America continues to wrestle with how to address the issue of questionable shootings by police officers. Georgia, and metro Atlanta, are no exception.
This nation finds itself repeatedly shocked these days by instances of police use of force that appear to have crossed lines most would call reasonable.
In many of these cases, the justice system reacts via our system of laws and courts. It’s fair to say the results, overall, have been mixed. It is also right to note that the American rule of law, though imperfect, should be respected. A civil society demands that much.
And where courts and criminal charges are by nature reactive, there seems a strong place for this society to be proactive as well in pursuing avenues that hold promise in reducing killings of people who are often unarmed, if not entirely innocent of a crime when they were killed.
We’d be remiss, as well, in not acknowledging the dangerous, stressful nature of police work in a society where horrendous violence is a common fact of modern life.

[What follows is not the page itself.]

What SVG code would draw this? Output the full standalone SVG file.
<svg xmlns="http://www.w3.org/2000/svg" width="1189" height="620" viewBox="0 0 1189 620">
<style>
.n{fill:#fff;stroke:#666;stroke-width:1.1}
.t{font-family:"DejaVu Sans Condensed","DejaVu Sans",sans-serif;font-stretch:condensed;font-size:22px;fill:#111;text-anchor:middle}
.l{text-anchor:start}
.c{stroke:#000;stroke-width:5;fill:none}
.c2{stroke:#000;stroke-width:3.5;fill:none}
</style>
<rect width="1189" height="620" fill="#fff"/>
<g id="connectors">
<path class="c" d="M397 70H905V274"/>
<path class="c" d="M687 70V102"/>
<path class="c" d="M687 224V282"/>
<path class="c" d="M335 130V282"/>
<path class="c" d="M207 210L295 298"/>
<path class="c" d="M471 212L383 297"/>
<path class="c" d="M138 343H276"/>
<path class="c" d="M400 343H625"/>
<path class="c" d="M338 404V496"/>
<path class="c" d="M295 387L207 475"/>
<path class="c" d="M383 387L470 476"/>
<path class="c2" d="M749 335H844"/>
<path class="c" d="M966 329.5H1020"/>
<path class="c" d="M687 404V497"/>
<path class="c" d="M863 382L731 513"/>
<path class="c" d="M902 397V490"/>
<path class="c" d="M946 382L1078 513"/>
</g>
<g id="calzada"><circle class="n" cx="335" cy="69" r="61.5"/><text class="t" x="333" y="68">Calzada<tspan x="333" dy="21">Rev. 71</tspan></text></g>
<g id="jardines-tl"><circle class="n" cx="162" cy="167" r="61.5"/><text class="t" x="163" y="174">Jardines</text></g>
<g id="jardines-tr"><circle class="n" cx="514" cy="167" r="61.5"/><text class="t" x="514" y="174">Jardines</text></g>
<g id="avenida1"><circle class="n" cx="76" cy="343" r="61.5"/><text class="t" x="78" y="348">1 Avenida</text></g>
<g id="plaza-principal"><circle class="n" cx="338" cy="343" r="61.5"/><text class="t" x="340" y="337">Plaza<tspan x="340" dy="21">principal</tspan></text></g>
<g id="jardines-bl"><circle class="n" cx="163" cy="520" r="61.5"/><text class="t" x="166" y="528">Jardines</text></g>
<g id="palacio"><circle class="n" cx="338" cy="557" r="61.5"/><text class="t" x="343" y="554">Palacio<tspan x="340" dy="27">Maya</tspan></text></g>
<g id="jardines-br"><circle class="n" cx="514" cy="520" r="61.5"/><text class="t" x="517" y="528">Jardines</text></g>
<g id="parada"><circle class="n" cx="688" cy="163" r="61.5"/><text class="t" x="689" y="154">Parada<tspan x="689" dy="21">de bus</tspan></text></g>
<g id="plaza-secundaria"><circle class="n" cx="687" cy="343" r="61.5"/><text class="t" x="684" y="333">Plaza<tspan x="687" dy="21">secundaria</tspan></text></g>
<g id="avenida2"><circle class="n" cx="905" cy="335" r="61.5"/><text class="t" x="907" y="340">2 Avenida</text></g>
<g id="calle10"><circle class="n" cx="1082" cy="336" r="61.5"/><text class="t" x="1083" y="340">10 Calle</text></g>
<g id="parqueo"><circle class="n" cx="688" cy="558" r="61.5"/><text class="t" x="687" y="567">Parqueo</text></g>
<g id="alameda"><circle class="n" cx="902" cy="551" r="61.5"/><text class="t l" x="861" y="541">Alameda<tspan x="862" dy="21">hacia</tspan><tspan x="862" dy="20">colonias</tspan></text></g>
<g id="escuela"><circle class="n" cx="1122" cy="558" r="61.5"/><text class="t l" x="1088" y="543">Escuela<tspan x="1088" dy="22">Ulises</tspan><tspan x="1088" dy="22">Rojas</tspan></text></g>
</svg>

We routinely ask a lot of our law enforcement officers and the great majority of those wearing uniforms and badges do their best – often under trying circumstances – and sometimes at the cost of their own lives.
It’s those officers whose good deeds are tarnished by the outliers who seem to take human life without justification.

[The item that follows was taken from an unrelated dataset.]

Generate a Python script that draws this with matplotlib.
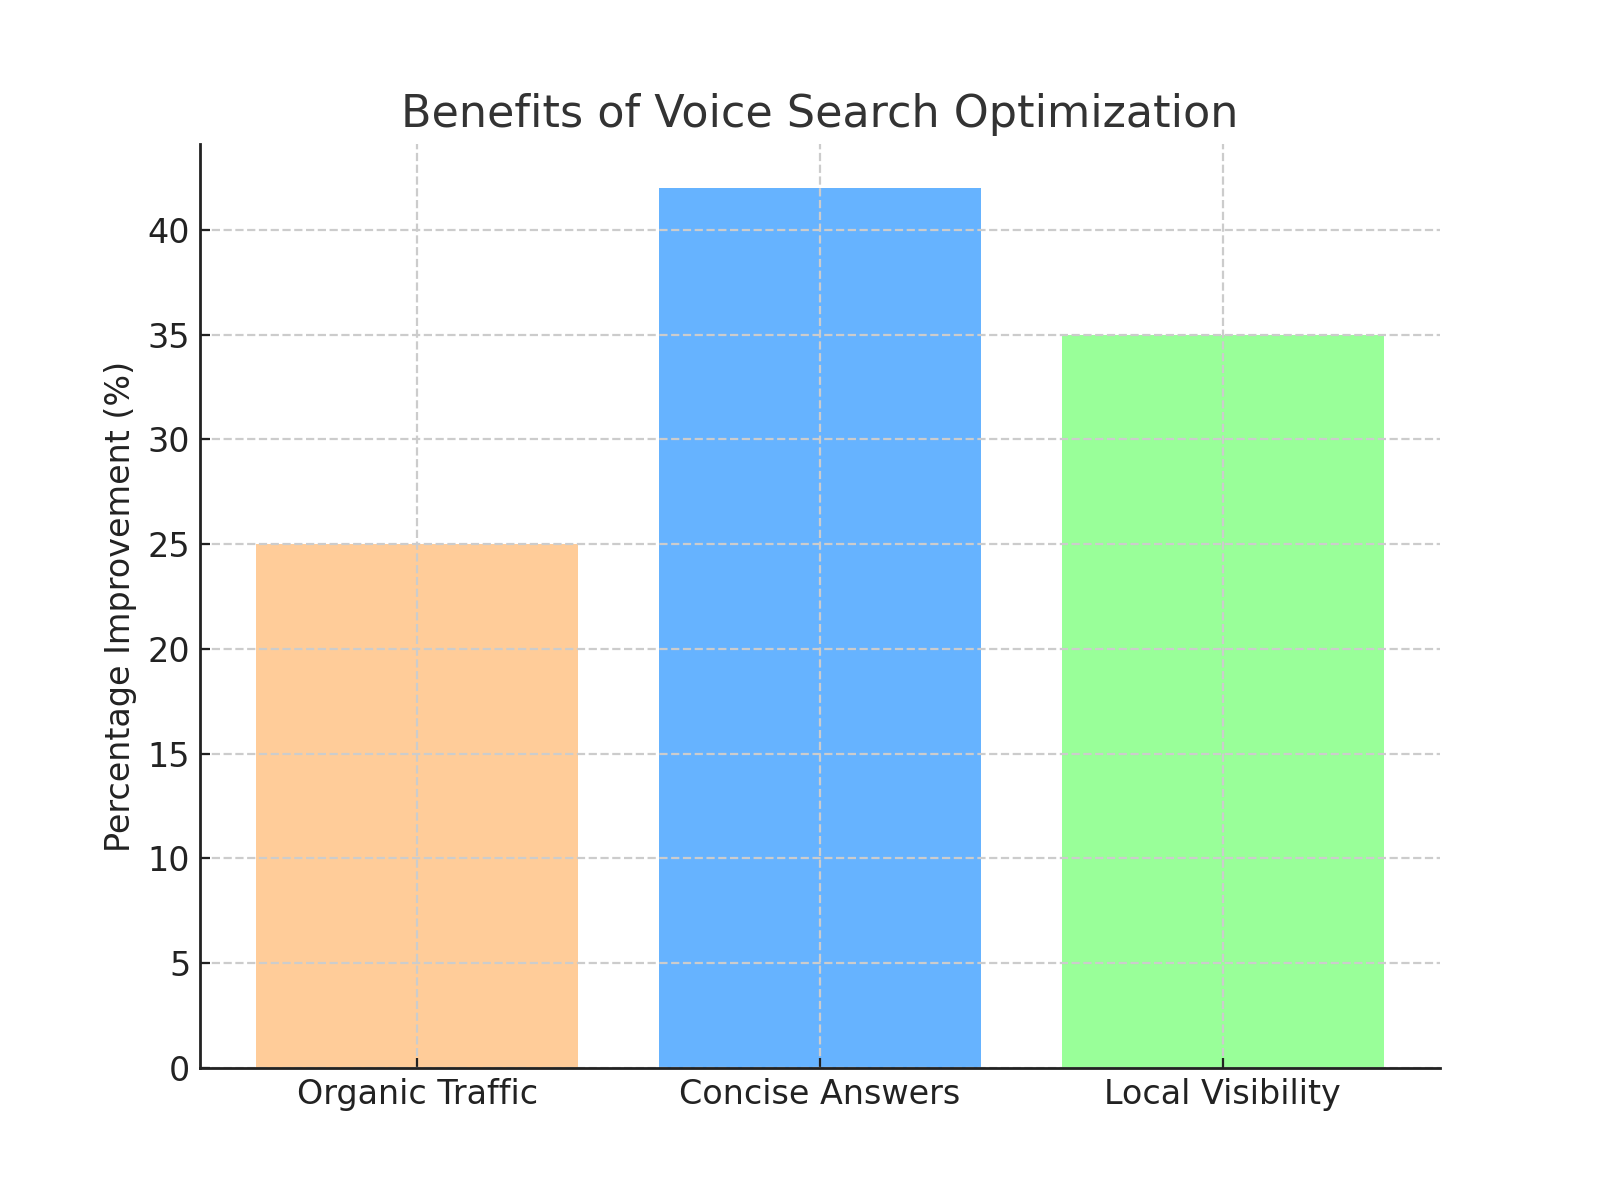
import matplotlib
matplotlib.use("Agg")
import matplotlib.pyplot as plt

categories = ["Organic Traffic", "Concise Answers", "Local Visibility"]
improvement = [25, 42, 35]
bar_colors = ["#ffcc99", "#66b3ff", "#99ff99"]

fig, ax = plt.subplots(figsize=(8, 6), dpi=200)
ax.bar(categories, improvement, color=bar_colors)
ax.set_title("Benefits of Voice Search Optimization", fontsize=16, color="#333333")
ax.set_ylabel("Percentage Improvement (%)", fontsize=12, color="#222222")
ax.grid(True, linestyle="--", color="#cccccc", linewidth=0.8)
ax.spines["top"].set_visible(False)
ax.spines["right"].set_visible(False)
for s in ["left", "bottom"]:
    ax.spines[s].set_linewidth(1.0)
    ax.spines[s].set_color("#222222")
ax.tick_params(direction="in", labelsize=12, colors="#222222")

plt.savefig("out.png")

This month alone, a DeKalb County jury returned a compromise verdict against an ex-officer who killed an unarmed, naked, mentally ill war veteran. He was acquitted of murder, and found guilty on lesser felony charges of violating oath of office, aggravated assault and making false statements. A few days before that verdict, a Dallas jury convicted a former police officer of killing a man eating ice cream in his home. Last weekend, a Fort Worth officer was quickly fired and charged with murder for fatally shooting a woman in her home.
There’s no question that America is, for many reasons, far too often a violent place. Police cannot reasonably ignore that reality. Yet, the pattern of questionable killings by police does point toward areas for potentially life-saving changes. Most would agree that police employed deadly force because they perceived a threat – even where there was none. That suggests biases, conscious or unconscious, that too often prove deadly, especially for people of color, the mentally ill, or both.
We have to believe that there are ways to better train law enforcement officers on how to respond in times of high stress. Ways to improve split-second judgments on whether to use force. Methods of better de-escalating confrontations, and thereby possibly avoiding loss of life or injury — to themselves or civilians.
Police work can only succeed if society regards officers as enforcers of the peace, and not as warriors too quick to employ a military-grade level of violence at times where it’s not warranted. The public and the police will both benefit if we can get to that place.
Andre Jackson, for the Editorial Board.